En déplacement dans l’océan Indien fin août, le gouverneur de la Banque de France, François Villeroy de Galhau, et le dirigeant des Instituts d’Émission d’Outre-mer (IEDOM/IEOM), Ivan Odonnat, se sont rendus successivement à Mayotte, à La Réunion et sur l’île Maurice. Pour Ivan Odonnat, si Mayotte et La Réunion « partagent des problématiques communes, mais avec des nuances importantes », ces deux territoires « disposent d’atouts importants et les acteurs locaux montrent un réel dynamisme ». « Les territoires d’outre-mer ont un potentiel économique qui reste encore insuffisamment exploité » a-t-il aussi ajouté.
Outremers360 : Vous avez récemment accompagné le gouverneur de la Banque de France dans une mission dans l’océan Indien. Quel était le but principal de cette visite ?
Ivan Odonnat : Ce déplacement marque tout d’abord l’engagement de la Banque de France envers nos territoires ultramarins. L’IEDOM est une filiale à 100% de la Banque de France, et le gouverneur préside le Conseil général de l’IEDOM. C’était sa première visite dans l’océan Indien. Ce fut ainsi pour le gouverneur l’occasion de rencontrer nos équipes à Mayotte et à La Réunion.
Cette mission visait aussi à renforcer les liens avec les acteurs économiques et institutionnels de la région et à évoquer les enjeux économiques actuels, notamment l’inflation et la vie chère dans les territoires ultramarins. Nous avons tenu, pour la première fois à Mayotte, les « Rencontres de la politique monétaire » sur le thème « Inflation, vie chère : le rôle de la politique monétaire ». A La Réunion, une grande conférence réunissant plus de 500 participants à l’Université a permis de discuter des défis économiques du 21e siècle en France et en outre-mer.
Quelles sont les principales problématiques économiques que vous avez identifiées lors de vos échanges avec les acteurs locaux ?
La vie chère bien sûr, mais aussi les difficultés liées au logement et à la gestion du foncier, le manque de concurrence, l’intégration régionale. La Réunion et Mayotte partagent ces problématiques communes, mais avec des nuances importantes. À La Réunion, nous constatons une résilience globale de l’économie, même si les défis structurels subsistent, notamment en matière d’emploi et de diversification de l’offre productive. À Mayotte, la situation est plus complexe, en raison du poids de l’économie informelle, des difficultés d’accès au financement pour les petites entreprises, et de la forte pression démographique qui exacerbe les besoins sociaux et économiques.
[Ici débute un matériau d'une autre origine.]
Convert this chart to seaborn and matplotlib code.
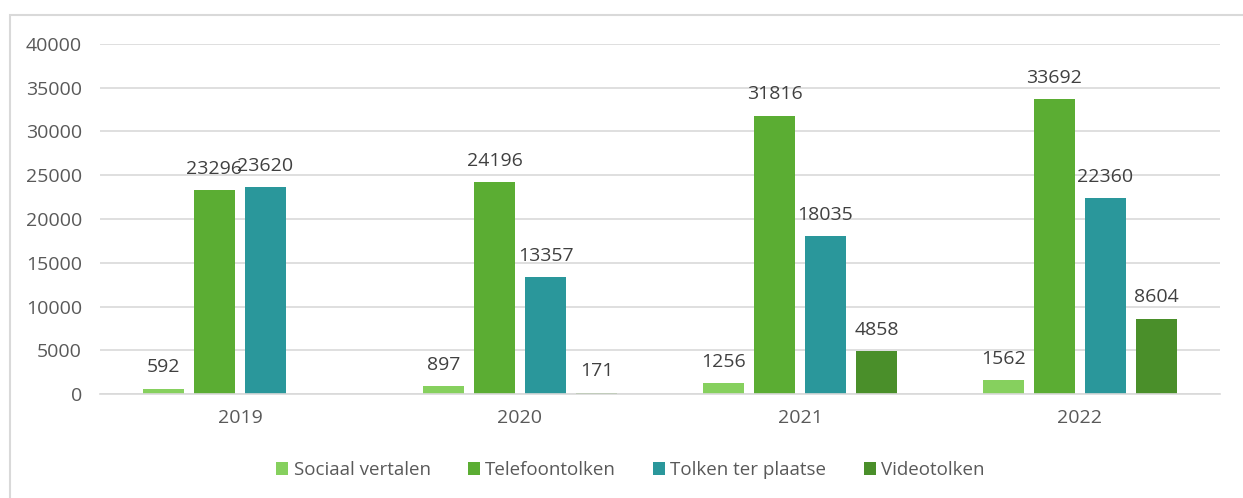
import numpy as np
import pandas as pd
import matplotlib
matplotlib.use("Agg")
import matplotlib.pyplot as plt
import seaborn as sns
from matplotlib.patches import Rectangle

years = ["2019", "2020", "2021", "2022"]
series = ["Sociaal vertalen", "Telefoontolken", "Tolken ter plaatse", "Videotolken"]
sociaal = [592, 897, 1256, 1562]
telefoon = [23296, 24196, 31816, 33692]
plaatse = [23620, 13357, 18035, 22360]
video = [np.nan, 171, 4858, 8604]
colors = ["#86D05E", "#5BAD33", "#2A979B", "#4A8F2A"]

rows = []
for name, vals in zip(series, [sociaal, telefoon, plaatse, video]):
    for y, v in zip(years, vals):
        rows.append({"Jaar": y, "Reeks": name, "Aantal": v})
df = pd.DataFrame(rows)

sns.set_theme(style="white")
plt.rcParams["font.family"] = ["Open Sans", "DejaVu Sans"]

fig = plt.figure(figsize=(12.43, 4.98), dpi=100)
ax = fig.add_axes([100/1243, 104/498, 1120/1243, 350/498])

sns.barplot(data=df, x="Jaar", y="Aantal", hue="Reeks", order=years,
            hue_order=series, palette=colors, width=0.73, gap=0.21,
            saturation=1, ax=ax, legend=True, errorbar=None, linewidth=0)

FS = 14
for cont in ax.containers:
    labels = []
    for bar in cont:
        h = bar.get_height()
        labels.append("" if (h is None or np.isnan(h) or h == 0) else f"{int(round(h))}")
    ax.bar_label(cont, labels=labels, padding=9, fontsize=FS, color="#404040")

ax.set_ylim(0, 40000)
ax.set_xlim(-0.5, 3.5)
ax.set_yticks(np.arange(0, 40001, 5000))
ax.yaxis.grid(True, color="#D9D9D9", linewidth=1.2)
ax.set_axisbelow(True)
for s in ["top", "right", "left"]:
    ax.spines[s].set_visible(False)
ax.spines["bottom"].set_color("#D9D9D9")
ax.spines["bottom"].set_linewidth(1.2)
ax.tick_params(axis="both", length=0, labelsize=FS, labelcolor="#595959")
ax.tick_params(axis="x", pad=11)
ax.tick_params(axis="y", pad=13)
ax.set_xlabel("")
ax.set_ylabel("")

handles, labs = ax.get_legend_handles_labels()
LFS = 13.5
ax.legend(handles, labs, loc="center", bbox_to_anchor=((630.5-100)/1120, (498-470-104)/350),
          ncol=4, frameon=False, fontsize=LFS, labelcolor="#595959",
          handlelength=0.64, handleheight=0.64, handletextpad=0.27, columnspacing=2.0,
          borderpad=0, borderaxespad=0)

fig.patches.append(Rectangle((10/1243, -0.05), 1.2, (498-15)/498 + 0.05,
                             transform=fig.transFigure, fill=False,
                             edgecolor="#D9D9D9", linewidth=1.5))

fig.savefig("out.png", dpi=100)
Pour autant, ces deux territoires disposent d’atouts importants et les acteurs locaux montrent un réel dynamisme. La question d’une meilleure coopération régionale est aussi au cœur de leur développement et de celui des territoires d’Outre-mer en général.
Votre mission s’est ensuite poursuivie à l’île Maurice. Pouvez-vous nous en dire plus sur la coopération renforcée avec la banque centrale de Maurice ?
Nous avons signé un accord stratégique entre l’IEDOM et la Banque de Maurice qui vient compléter celui déjà en place entre cette dernière et la Banque de France. Cet accord couvre des domaines clés comme la stabilité financière, la modernisation des moyens de paiement, la cybersécurité, et la lutte contre le blanchiment de capitaux et le financement du terrorisme. Lors de cette visite, il a aussi été question d’innovation avec la visite en avant-première du tout nouvel « Innovation Hub » de la Banque de Maurice, une structure dédiée à l'intégration des nouvelles technologies dans les secteurs bancaire et financier. Cette initiative s’inscrit dans une large dynamique à l’œuvre au plan international visant à numériser et moderniser les systèmes financiers, pour accroître leur efficacité et mieux répondre aux attentes des usagers, où qu’ils se trouvent.
Pour conclure, quelles sont, selon vous, les priorités pour l'Outre-mer ?
Les territoires d’outre-mer ont un potentiel économique qui reste encore insuffisamment exploité. Leurs besoins propres nécessitent des réponses adéquates : s’ouvrir davantage au monde ; sortir de la dépendance aux financements publics et renforcer l’investissement productif privé pour innover et notamment saisir les opportunités relatives à la transition énergétique, la recherche de l’autonomie alimentaire, l’amélioration des connexions maritimes. L’action publique doit parallèlement accompagner et soutenir les populations les plus fragiles en vue d’un développement qui soit le plus inclusif possible.